A comissária europeia da concorrência, Margrethe Vestager, avisou que, se nada for feito, as tecnologias de Inteligência Artificial (IA) vão “virar-se contra nós” e o prazo está a esgotar-se para tomar medidas. 

“Para que o enorme potencial da IA seja libertado, temos de poder confiar nela”, afirmou Vestager, durante um painel da conferência de tecnologia Code, que decorre em Los Angeles.

A comissária europeia está nos Estados Unidos para as primeiras conversações bilaterais entre a União Europeia e os EUA no Conselho de Comércio e Tecnologia (TTI, na sigla inglesa), que vão acontecer na quarta-feira, 29 de setembro, em Pittsburgh.

“A ideia é ter um fórum de alto nível onde podemos discutir coisas relacionadas com comércio e tecnologia e possivelmente encontrarmos um alinhamento”, descreveu.

“Uma das coisas que quero é que encontremos um alinhamento relativo à Inteligência Artificial”, indicou Margrethe Vestager.

A comissária disse que tem havido “demasiados casos” de preconceitos que enviesam os algoritmos de IA e casos de utilização nos quais há discriminação contra mulheres e pessoas pertencentes a minorias.

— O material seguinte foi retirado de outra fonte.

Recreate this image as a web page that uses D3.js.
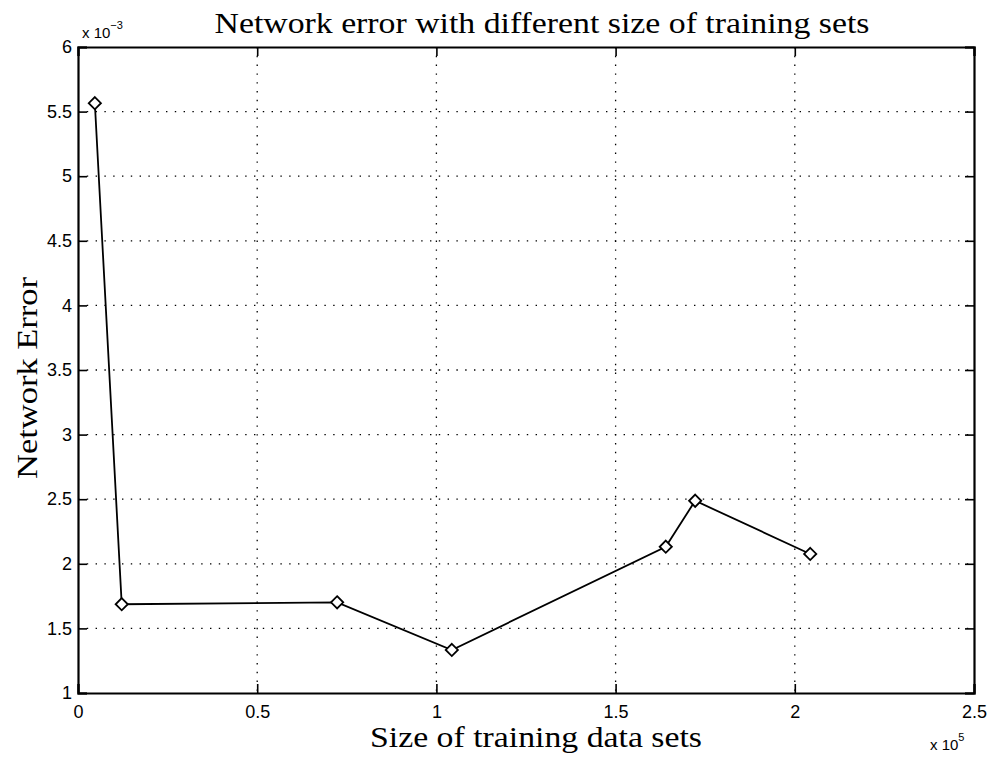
<!DOCTYPE html>
<html>
<head>
<meta charset="utf-8">
<script src="https://cdn.jsdelivr.net/npm/d3@7"></script>
<style>
  html, body { margin: 0; padding: 0; background: #fff; }
  svg { display: block; }
</style>
</head>
<body>
<svg id="chart" width="991" height="757"></svg>
<script>
// Training-set size (samples) and resulting network error
const trainingSize = [4700, 12200, 72300, 104300, 164000, 172200, 204300];
const networkError = [0.005565, 0.001687, 0.001702, 0.001333, 0.002132, 0.002488, 0.002076];

const xTicks = [0, 0.5e5, 1e5, 1.5e5, 2e5, 2.5e5];
const xTickLabels = ["0", "0.5", "1", "1.5", "2", "2.5"];
const yTicks = [0.001, 0.0015, 0.002, 0.0025, 0.003, 0.0035, 0.004, 0.0045, 0.005, 0.0055, 0.006];
const yTickLabels = ["1", "1.5", "2", "2.5", "3", "3.5", "4", "4.5", "5", "5.5", "6"];

const titleText = "Network error with different size of training sets";
const xLabelText = "Size of training data sets";
const yLabelText = "Network Error";

const svg = d3.select("#chart");
const plotLeft = 78, plotRight = 974, plotTop = 47, plotBottom = 693;

const x = d3.scaleLinear().domain([0, 2.5e5]).range([plotLeft, plotRight]);
const y = d3.scaleLinear().domain([0.001, 0.006]).range([plotBottom, plotTop]);

const sans = "'Liberation Sans', Arial, Helvetica, sans-serif";
const serif = "'Liberation Serif', 'Times New Roman', Times, serif";

// Dotted grid
const grid = svg.append("g").attr("stroke", "#000").attr("stroke-width", 1.3)
  .attr("stroke-dasharray", "1.4,7.4");
grid.selectAll("line.vx").data(xTicks.slice(1, -1)).join("line")
  .attr("x1", d => x(d)).attr("x2", d => x(d))
  .attr("y1", plotTop).attr("y2", plotBottom);
grid.selectAll("line.hy").data(yTicks.slice(1, -1)).join("line")
  .attr("x1", plotLeft).attr("x2", plotRight)
  .attr("y1", d => y(d)).attr("y2", d => y(d));

// Axes with inward ticks, box on all four sides
const tickLen = 9;
const xAxisB = d3.axisBottom(x).tickValues(xTicks).tickSize(-tickLen).tickPadding(12)
  .tickFormat((d, i) => xTickLabels[i]);
const xAxisT = d3.axisTop(x).tickValues(xTicks).tickSize(-tickLen).tickFormat("");
const yAxisL = d3.axisLeft(y).tickValues(yTicks).tickSize(-tickLen).tickPadding(6)
  .tickFormat((d, i) => yTickLabels[i]);
const yAxisR = d3.axisRight(y).tickValues(yTicks).tickSize(-tickLen).tickFormat("");

function styleAxis(g) {
  g.select(".domain").attr("stroke", "#000").attr("stroke-width", 2.2);
  g.selectAll(".tick line").attr("stroke", "#000").attr("stroke-width", 1.6);
  g.selectAll(".tick text").attr("fill", "#000").attr("font-family", sans).attr("font-size", 18);
}
svg.append("g").attr("transform", `translate(0,${plotBottom})`).call(xAxisB).call(styleAxis);
svg.append("g").attr("transform", `translate(0,${plotTop})`).call(xAxisT).call(styleAxis);
svg.append("g").attr("transform", `translate(${plotLeft},0)`).call(yAxisL).call(styleAxis);
svg.append("g").attr("transform", `translate(${plotRight},0)`).call(yAxisR).call(styleAxis);

// Data line
const pts = trainingSize.map((s, i) => [s, networkError[i]]);
svg.append("path").datum(pts)
  .attr("fill", "none").attr("stroke", "#000").attr("stroke-width", 1.8)
  .attr("d", d3.line().x(d => x(d[0])).y(d => y(d[1])));

// Diamond markers
const diamond = d3.symbol().type(d3.symbolDiamond2).size(95);
svg.append("g").selectAll("path").data(pts).join("path")
  .attr("transform", d => `translate(${x(d[0])},${y(d[1])})`)
  .attr("d", diamond)
  .attr("fill", "#fff").attr("stroke", "#000").attr("stroke-width", 1.8);

// Title and axis labels
svg.append("text").attr("x", 542).attr("y", 33)
  .attr("text-anchor", "middle").attr("font-family", serif).attr("font-size", 30)
  .attr("textLength", 655).attr("lengthAdjust", "spacingAndGlyphs")
  .text(titleText);
svg.append("text").attr("x", 536).attr("y", 747)
  .attr("text-anchor", "middle").attr("font-family", serif).attr("font-size", 30)
  .attr("textLength", 332).attr("lengthAdjust", "spacingAndGlyphs")
  .text(xLabelText);
svg.append("text").attr("transform", `translate(37,378) rotate(-90)`)
  .attr("text-anchor", "middle").attr("font-family", serif).attr("font-size", 30)
  .attr("textLength", 202).attr("lengthAdjust", "spacingAndGlyphs")
  .text(yLabelText);

// Exponent multipliers
const yExp = svg.append("text").attr("x", 82).attr("y", 38)
  .attr("font-family", sans).attr("font-size", 15);
yExp.append("tspan").text("x 10");
yExp.append("tspan").attr("dy", -9).attr("font-size", 11).text("−3");

const xExp = svg.append("text").attr("x", 930).attr("y", 750)
  .attr("font-family", sans).attr("font-size", 15);
xExp.append("tspan").text("x 10");
xExp.append("tspan").attr("dy", -9).attr("font-size", 11).text("5");
</script>
</body>
</html>
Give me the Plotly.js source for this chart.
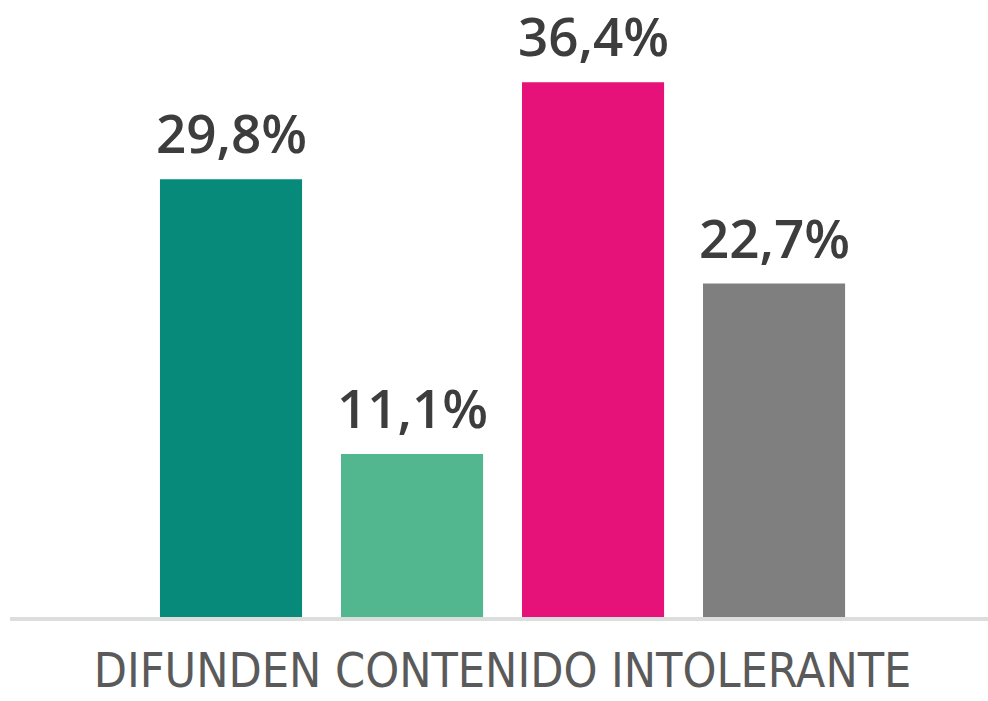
<!DOCTYPE html>
<html>
<head>
<meta charset="utf-8">
<script src="https://cdn.plot.ly/plotly-3.0.1.min.js"></script>
<style>html,body{margin:0;padding:0;background:#fff;}#chart{width:988px;height:701px;}</style>
</head>
<body>
<div id="chart"></div>
<script>
const category = "DIFUNDEN CONTENIDO INTOLERANTE";
const barPositions = [0, 1, 2, 3];
const values = [29.8, 11.1, 36.4, 22.7];
const colors = ["#078a7a", "#52b78f", "#e6127a", "#7f7f7f"];

const trace = {
  type: "bar",
  x: barPositions,
  y: values,
  width: 0.785,
  marker: {color: colors},
  hoverinfo: "skip"
};

const annotations = values.map((v, i) => ({
  x: barPositions[i],
  y: v,
  xref: "x",
  yref: "y",
  text: v.toFixed(1).replace(".", ",") + "%",
  showarrow: false,
  yanchor: "bottom",
  yshift: 8,
  font: {family: "Open Sans, sans-serif", size: 53, color: "#3d3d3d", weight: 600}
}));

const layout = {
  width: 988,
  height: 701,
  margin: {l: 10, r: 0, t: 0, b: 84},
  paper_bgcolor: "#ffffff",
  plot_bgcolor: "#ffffff",
  showlegend: false,
  xaxis: {
    range: [-1.221, 4.182],
    tickvals: [1.5],
    ticktext: [category],
    tickfont: {family: "DejaVu Sans Condensed, Liberation Sans Narrow, sans-serif", size: 48, color: "#5a5a5a", weight: 500},
    ticklabelstandoff: 8,
    showgrid: false,
    zeroline: false,
    showline: true,
    linecolor: "#dcdedd",
    linewidth: 4,
    ticks: "",
    fixedrange: true
  },
  yaxis: {
    range: [0, 42],
    visible: false,
    showgrid: false,
    zeroline: false,
    fixedrange: true
  },
  annotations: annotations
};

Plotly.newPlot("chart", [trace], layout, {displayModeBar: false, staticPlot: true});
</script>
</body>
</html>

PUB • CONTINUE A LER A SEGUIR

“Penso que temos de avançar nas democracias para mudar isso, porque senão, a Inteligência Artificial vai virar-se contra nós”, avisou Vestager.

Embora considerando que ainda não é tarde demais para tomar medidas, a comissária salientou que o tempo está a esgotar-se, principalmente porque a IA tem agora uma grande variedade de aplicações com impacto na vida das pessoas. 

“Vemos diferentes usos de Inteligência Artificial, usos que pensaríamos que vão contra os fundamentos da democracia —em que o ponto de partida é a integridade e a dignidade do indivíduo“, salientou Vestager.

A comissária falou também dos resultados do Regulamento Geral sobre a Proteção de Dados (RGPD), que está em vigor na UE desde 2018.

“O grande sucesso do RGPD é que agora a privacidade é uma tendência“, disse Vestager, sublinhando que “ainda estaríamos no escuro em relação aos direitos digitais dos cidadãos” se o regulamento não tivesse sido implementado.

Ainda assim, a responsável afirmou que há trabalho a fazer para facilitar a sua aplicação por pequenas empresas e tornar a privacidade a norma junto das grandes, dando assistência digital aos consumidores para que não tenham de estar sempre a responder a perguntas ou a escolher caixas em sites.

“Precisamos de legislação sobre a privacidade”, declarou Vestager, numa altura em que houve uma mudança nos Estados Unidos e há agora abertura para aprovar propostas nesse sentido.

A comissária disse também que é “um dado adquirido” que os reguladores têm de tomar medidas de controlo sobre as grandes empresas da indústria tecnológica, tornando as regras mais claras e justas.

“Houve uma mudança efetiva da opinião pública”, considerou Vestager, referindo que os condicionamentos da pandemia de Covid-19 levaram as pessoas a perceberem que, para trabalharem e darem acesso a aulas online aos filhos, têm de se pôr nas mãos das grandes empresas.

“A democracia é tão frágil”, afirmou. “O meu receio é que os cidadãos se sintam alienados, sem controlo e sem saberem como o ganhar“, acrescentou.

Para Margrethe Vestager, o empoderamento dos cidadãos “é a essência de uma sociedade que funciona bem”.

A comissária disse que não usa Google ou Amazon e que há outras empresas interessantes disponíveis. “A conveniência mata a curiosidade”, afirmou, apesar de reconhecer os benefícios que vêm com grandes empresas.